The Board is accountable to the Company's shareholders for good governance and this statement outlines how the principles set out in Section 1 of the Combined Code have been applied throughout the accounting period.


The Eurocamp offices in Hamburg, Germany
The Eurocamp offices in Hamburg, Germany
The Board of Directors

The Board of Directors consists of six executive directors and three independent non-executive directors, all of whom are considered to be independent of management and free from any business or other relationship which could materially interfere with the exercise of their independent judgement. The posts of Chairman, which is a non-executive position, and Chief Executive are not combined ensuring a clear division of responsibility at the head of the Company. A senior non-executive director has been designated as lead director.

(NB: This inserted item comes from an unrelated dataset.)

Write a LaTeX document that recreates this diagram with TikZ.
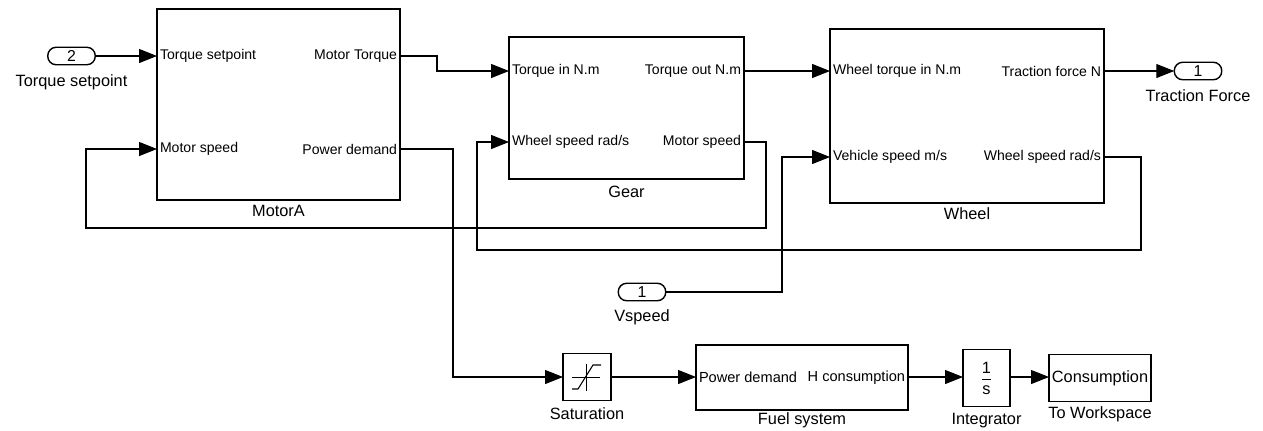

Biographical notes on all the directors are to be found on the Company Review page and fuller biographies are available on the Company's website at www.holidaybreak.co.uk.

Non-executive directors are appointed for specified terms of three years, subject to three months notice within that period and also subject to re-election and to Companies Act provisions relating to the removal of a director. Reappointment is not automatic. All directors are subject to election by shareholders at the first opportunity after their appointment and to re-election thereafter at intervals of not more than three years.

Directors are able to take independent professional advice, if required, at the expense of the Company. They also have access at all times to the advice and services of the Company Secretary who is responsible to the Board for ensuring that Board procedures are followed and that applicable rules and regulations are complied with.

Executive Directors receive annual appraisals which are carried out by the Chief Executive. Appraisal reports are reviewed by the Remuneration Committee. The Chairman carries out annual appraisals for the Chief Executive and the other non-executive directors. All directors receive appropriate induction training on appointment to the Board. Other training requirements are identified as part of the annual appraisal process.